You already mentioned the transistors for the anodes, and that's right, you'll need them because you'll have to supply current for up to 9 LEDs at a time, and that's too much for a logic IC like a 74HC595 shift register. That will be 9 PNP transistors.
But you'll also need transistors for the cathodes; you want to drive up to 9 outputs low simultaneously, and at 20 mA per LED (a typical value) that's too much for a 74HC595. That's 9 NPN transistors.

You have to control 18 lines, so you can use three 74HC595s for that, where you shift in 18 bits for each scan row: 9 bits to select the anode line, that's 1 bit low, the rest high, and 9 bits for the cathodes, high for on, low for off.
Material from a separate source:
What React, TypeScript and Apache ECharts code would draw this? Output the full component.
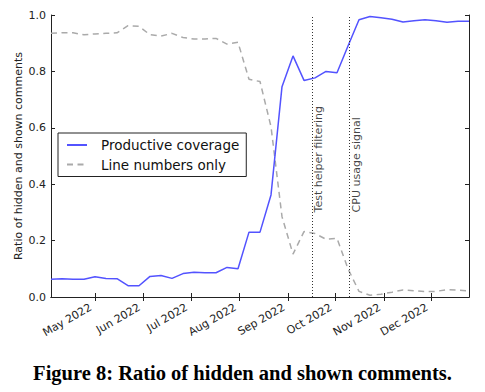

The good news is that you don't need a separate shift register for the buttons: connect each of them to an anode line, with the other pins tied together to an input, and connect a pull-down resistor on that input.
Now, every time you scan one anode line you can see on the input if the button for that line is pressed; input high = pressed, input low = released.
If you expect users will press two buttons at a time (they always will!) you'll have to put diodes in series with the buttons to prevent that other rows of LEDs than the selected one light up.

edit re your comment
In your sketch you have the LEDs' resistors in the columns, which is OK if you drive the display one row at a time. Otherwise the resistor will share the current for all LEDs in a row, and the brightness will vary with the number of LEDs which are on. In my schematic below I moved them to the rows, so that each LED has its own resistor.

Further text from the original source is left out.